Il n'a pas été créé dans un esprit ethnique stéréotypé mais plutôt comme quelque chose d'assez délicat pour souligner, accompagner la gestuelle féminine. Chez nous, en Afrique, qu'elles soient contentes ou mécontentes, les femmes font des gestes. L'idée avec ce bijou, c'est d'accompagner ses gestes. Je travaille sur le côté très spirituel, les petits détails d'esprit des Africains inspirent ma création. Je suis aussi inspirée par mes souvenirs d'enfance, ma jeunesse passée au Sénégal.

Les Africaines sont très élégantes. Cela fait partie de ma culture. Et en allant à Paris, je me suis imprégnée de la haute couture que j'avais déjà rencontrée en Afrique vu qu'il règne un esprit très haute couture ici. Mais Paris étant une terre de haute couture, cela fait qu'aujourd'hui, je crée des bijoux de luxe, haut de gamme plaqués or. Je fais de la création de bijoux, de la joaillerie, en or avec des pierres sur mesure à la demande de ma clientèle.

Le cauri est très présent dans les créations de la marque Ngoné, pourquoi ?

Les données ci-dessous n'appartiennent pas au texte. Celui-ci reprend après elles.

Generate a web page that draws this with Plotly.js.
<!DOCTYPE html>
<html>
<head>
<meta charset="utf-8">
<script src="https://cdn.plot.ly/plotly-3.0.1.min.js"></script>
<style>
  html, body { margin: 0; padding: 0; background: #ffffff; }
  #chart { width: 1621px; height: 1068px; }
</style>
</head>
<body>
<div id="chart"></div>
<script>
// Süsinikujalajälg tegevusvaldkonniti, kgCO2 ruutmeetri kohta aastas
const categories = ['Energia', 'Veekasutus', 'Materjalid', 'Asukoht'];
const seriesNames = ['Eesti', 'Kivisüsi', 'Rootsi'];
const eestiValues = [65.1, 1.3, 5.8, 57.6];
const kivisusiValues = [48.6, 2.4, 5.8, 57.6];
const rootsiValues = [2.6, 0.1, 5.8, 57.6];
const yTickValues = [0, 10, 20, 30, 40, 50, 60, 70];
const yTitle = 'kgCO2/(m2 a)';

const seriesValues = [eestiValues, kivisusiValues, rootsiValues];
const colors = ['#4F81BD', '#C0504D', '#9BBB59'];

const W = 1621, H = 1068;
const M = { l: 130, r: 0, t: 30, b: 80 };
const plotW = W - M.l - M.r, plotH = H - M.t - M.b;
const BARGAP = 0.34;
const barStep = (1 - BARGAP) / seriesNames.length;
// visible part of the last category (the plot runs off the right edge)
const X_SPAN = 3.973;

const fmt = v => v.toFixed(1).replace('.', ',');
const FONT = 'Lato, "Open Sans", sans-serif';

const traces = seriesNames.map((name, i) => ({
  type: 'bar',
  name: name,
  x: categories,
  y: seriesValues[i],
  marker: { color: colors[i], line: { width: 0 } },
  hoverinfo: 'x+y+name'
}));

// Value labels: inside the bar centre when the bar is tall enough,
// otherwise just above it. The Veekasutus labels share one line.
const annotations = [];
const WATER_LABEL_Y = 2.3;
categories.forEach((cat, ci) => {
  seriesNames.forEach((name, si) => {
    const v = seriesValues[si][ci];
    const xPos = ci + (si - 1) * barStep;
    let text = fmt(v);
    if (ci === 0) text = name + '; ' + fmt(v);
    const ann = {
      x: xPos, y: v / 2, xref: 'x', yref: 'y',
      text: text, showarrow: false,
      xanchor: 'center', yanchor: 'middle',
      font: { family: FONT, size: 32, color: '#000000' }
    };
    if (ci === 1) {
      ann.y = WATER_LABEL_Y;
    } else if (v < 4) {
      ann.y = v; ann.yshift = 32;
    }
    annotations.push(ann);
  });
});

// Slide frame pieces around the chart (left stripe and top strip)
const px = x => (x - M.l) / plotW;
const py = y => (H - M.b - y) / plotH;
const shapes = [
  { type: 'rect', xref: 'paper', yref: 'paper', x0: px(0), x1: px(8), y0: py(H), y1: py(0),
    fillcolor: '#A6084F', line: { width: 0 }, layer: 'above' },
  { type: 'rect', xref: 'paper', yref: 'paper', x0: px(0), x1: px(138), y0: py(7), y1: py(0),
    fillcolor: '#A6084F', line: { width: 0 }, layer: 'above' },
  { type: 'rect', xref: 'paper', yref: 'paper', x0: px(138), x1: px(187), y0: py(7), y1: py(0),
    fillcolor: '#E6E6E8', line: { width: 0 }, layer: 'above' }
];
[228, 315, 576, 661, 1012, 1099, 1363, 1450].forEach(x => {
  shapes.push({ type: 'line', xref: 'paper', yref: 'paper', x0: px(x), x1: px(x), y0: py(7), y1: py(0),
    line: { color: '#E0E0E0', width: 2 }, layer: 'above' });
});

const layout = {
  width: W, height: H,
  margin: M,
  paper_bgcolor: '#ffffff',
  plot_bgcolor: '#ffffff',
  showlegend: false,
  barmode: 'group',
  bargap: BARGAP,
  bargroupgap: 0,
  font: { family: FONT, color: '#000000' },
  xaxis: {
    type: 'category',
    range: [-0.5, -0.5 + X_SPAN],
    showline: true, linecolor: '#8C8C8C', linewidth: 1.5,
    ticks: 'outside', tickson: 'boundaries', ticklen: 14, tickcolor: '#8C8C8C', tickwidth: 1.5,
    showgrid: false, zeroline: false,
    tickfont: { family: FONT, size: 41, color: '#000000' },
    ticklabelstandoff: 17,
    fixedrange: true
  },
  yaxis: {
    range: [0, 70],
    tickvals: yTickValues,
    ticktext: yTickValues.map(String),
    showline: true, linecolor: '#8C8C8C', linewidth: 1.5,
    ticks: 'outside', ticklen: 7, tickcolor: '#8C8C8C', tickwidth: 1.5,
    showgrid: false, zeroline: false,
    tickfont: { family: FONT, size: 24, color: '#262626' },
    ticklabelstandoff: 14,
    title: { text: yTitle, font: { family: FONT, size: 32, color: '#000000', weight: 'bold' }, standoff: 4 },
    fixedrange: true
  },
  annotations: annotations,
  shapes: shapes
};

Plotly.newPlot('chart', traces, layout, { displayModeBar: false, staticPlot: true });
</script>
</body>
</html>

C'est en partie en lien avec mon prénom car le cauri est un symbole du féminin sacré en Afrique et on s'en sert pour l'art divinatoire au Sénégal. Il y est aussi considéré comme un porte bonheur et par ses formes, il représente la femme. Et, c'est aussi un élément de l'eau, or moi je suis très touchée par le signe de l'eau. Le cauri, je l'utilise comme un lucky charm afro chic africain, c'est cet esprit du cauri qui m'intéresse. En fait, je l'utilise comme un gri-gri, sauf qu'il est ultra chic. Il est idéal pour les femmes qui ont envie d'être dans la modernité et en même temps dans l'ancestralité.

Les teintes de vos cauris sont variées, il y a notamment le bleu indigo qui est magnifique. Comment en êtes-vous arrivée à ce rendu ?

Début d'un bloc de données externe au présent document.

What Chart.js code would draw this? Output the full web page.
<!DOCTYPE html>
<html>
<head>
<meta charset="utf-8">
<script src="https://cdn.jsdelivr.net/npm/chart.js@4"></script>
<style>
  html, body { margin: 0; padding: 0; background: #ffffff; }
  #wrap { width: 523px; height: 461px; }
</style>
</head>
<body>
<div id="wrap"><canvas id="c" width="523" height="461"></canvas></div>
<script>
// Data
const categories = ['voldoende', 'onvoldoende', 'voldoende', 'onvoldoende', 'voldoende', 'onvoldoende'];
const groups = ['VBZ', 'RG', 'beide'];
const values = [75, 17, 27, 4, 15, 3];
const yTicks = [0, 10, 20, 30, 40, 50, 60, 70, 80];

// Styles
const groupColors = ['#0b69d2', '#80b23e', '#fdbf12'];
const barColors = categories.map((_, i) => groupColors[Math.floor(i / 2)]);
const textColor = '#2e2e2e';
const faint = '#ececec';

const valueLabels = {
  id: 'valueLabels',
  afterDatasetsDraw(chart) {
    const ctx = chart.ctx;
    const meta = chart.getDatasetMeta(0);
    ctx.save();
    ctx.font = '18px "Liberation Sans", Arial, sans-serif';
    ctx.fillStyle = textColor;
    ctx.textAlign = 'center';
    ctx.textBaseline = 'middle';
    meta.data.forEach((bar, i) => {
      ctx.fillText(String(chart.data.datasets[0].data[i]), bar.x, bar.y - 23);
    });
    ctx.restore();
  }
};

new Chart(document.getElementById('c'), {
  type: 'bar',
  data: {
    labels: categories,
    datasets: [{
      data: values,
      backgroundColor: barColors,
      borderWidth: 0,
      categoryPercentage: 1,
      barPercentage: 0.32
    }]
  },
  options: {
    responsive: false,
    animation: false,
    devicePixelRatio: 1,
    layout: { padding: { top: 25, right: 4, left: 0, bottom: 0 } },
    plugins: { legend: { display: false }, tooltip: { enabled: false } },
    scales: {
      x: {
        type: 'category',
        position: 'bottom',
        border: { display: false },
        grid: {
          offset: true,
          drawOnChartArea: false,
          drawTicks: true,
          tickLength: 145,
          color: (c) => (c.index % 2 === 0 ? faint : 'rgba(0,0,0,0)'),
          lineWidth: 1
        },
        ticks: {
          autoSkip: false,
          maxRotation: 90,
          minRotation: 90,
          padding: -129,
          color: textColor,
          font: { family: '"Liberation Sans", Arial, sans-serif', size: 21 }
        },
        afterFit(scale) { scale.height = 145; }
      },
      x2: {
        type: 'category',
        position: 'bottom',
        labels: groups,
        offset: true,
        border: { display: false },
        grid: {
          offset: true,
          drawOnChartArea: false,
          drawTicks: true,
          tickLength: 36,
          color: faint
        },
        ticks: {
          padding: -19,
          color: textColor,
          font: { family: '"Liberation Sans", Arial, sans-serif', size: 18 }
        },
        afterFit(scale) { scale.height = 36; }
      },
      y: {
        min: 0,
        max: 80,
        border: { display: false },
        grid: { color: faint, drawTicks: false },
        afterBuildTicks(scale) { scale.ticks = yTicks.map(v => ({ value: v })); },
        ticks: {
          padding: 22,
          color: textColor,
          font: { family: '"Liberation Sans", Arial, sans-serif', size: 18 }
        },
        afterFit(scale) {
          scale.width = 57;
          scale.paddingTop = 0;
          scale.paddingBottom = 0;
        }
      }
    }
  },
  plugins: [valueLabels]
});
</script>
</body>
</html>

Dès le départ, le cauri était présent dans mes créations pour les raisons évoquées ci-dessus. J'ai toujours voulu le transformer car je conçois la création comme une transformation. En réalité, rien ne se crée, tout se transforme, comme on le dit. Nos ancêtres ont fait un travail magnifique, je m'inspire des parures ancestrales et on y trouve beaucoup de cauris car ils constituent des éléments protecteurs.

Je travaille aussi dans cet esprit. Et je le colore en mettant des fois des transferts de pagne que l'on appelle tchoup chez nous, c'est -à-dire des pagnes teintés. Je mets aussi des couleurs vives, je ne le laisse jamais tout à fait comme il est au naturel, je le serti de pierres, fais des incrustations de divers genres pour lui donner une touche différente et chic. Tout cela fait partie de mon concept, l'afro chic. Ce sont de véritables cauris, mais à l'avenir, j'aimerai créer les miens, en porcelaine.

Quelle place la marque Ngoné occupe-t-elle dans la société sénégalaise ?

Avec ma marque, je nourris l'ambition de faire travailler nos artisans africains pour préserver le savoir-faire, créer de l'emploi et former les femmes et les jeunes à des métiers qui étaient plus destinés à des hommes traditionnellement et à ses certaines familles. C'est comme cela que les choses se passent chez nous au Sénégal.